12 Nov 2010

p.u.z.z.l.e.

Kehadiran anda, pelajaran besar. Praduga saya muncul karena dia tidak seterbuka kelihatannya. Perasaannya adalah puzzle, harus saya temukan keping-keping yang hilang lalu menyatukannya untuk melihat gambarannya secara keseluruhan.

Saat itu ada bagian penting yang tidak saya temukan, sulit mencarinya, karena keping itu dia yang simpan. Saat dia menawarkan saya untuk berhenti bermain puzzle, saya justru menerimanya bahkan berencana menjatuhkan semua keping puzzle hingga tidak ada yang tersisa. Saya lelah. Semangat saya pudar. 

Saya kehilangan pancaran dari matanya, hilang. Keyakinan bahwa ada sesuatu yang menyebabkan segalanya semakin besar. Sampai suatu hari, kami benar-benar bicara sekaligus mendengarkan. Sama-sama meluruskan. Saya dinilainya aneh. Saya membuatnya bingung, karena saya tidak seperti pemain yang sebelum-sebelumnya dia hadapi. Saya paling banyak intrupsi, tapi entah kenapa saya mendapat perlakuan istimewa. 

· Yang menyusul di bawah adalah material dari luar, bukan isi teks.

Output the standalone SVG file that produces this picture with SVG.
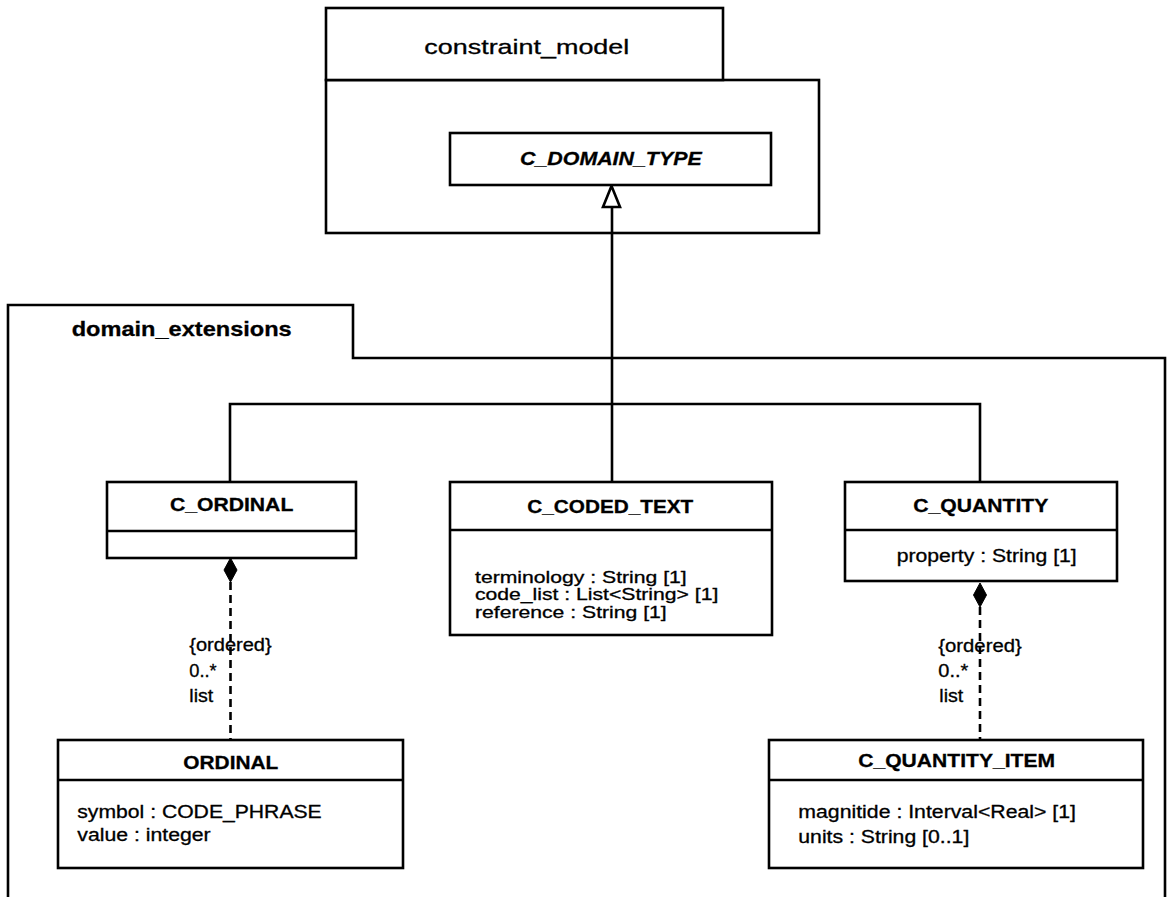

Saat itu juga dia menyerahkan kepingan yang disimpannya. Saya bebas akan menyelesaikannya atau meninggalkannya. Kepingan itu pun saya ambil, kali ini permainan berjalan lamban. Kadang saya tidak bermain seharian penuh, kadang saya membiarkan bagian-bagian kosong begitu saja. Mungkin dia jadi bingung. Dia pun sedikit-sedikit memberi saya petunjuk keping mana yang harus dipasang di bagian kosong itu. 

Kini, walaupun belum sempurna dan masih ada keping-keping yang salah tempat, gambaran besarnya mulai bisa dimaknai. Karena belum sepenuhnya selesai, kesalahan pemaknaan pun mungkin terjadi.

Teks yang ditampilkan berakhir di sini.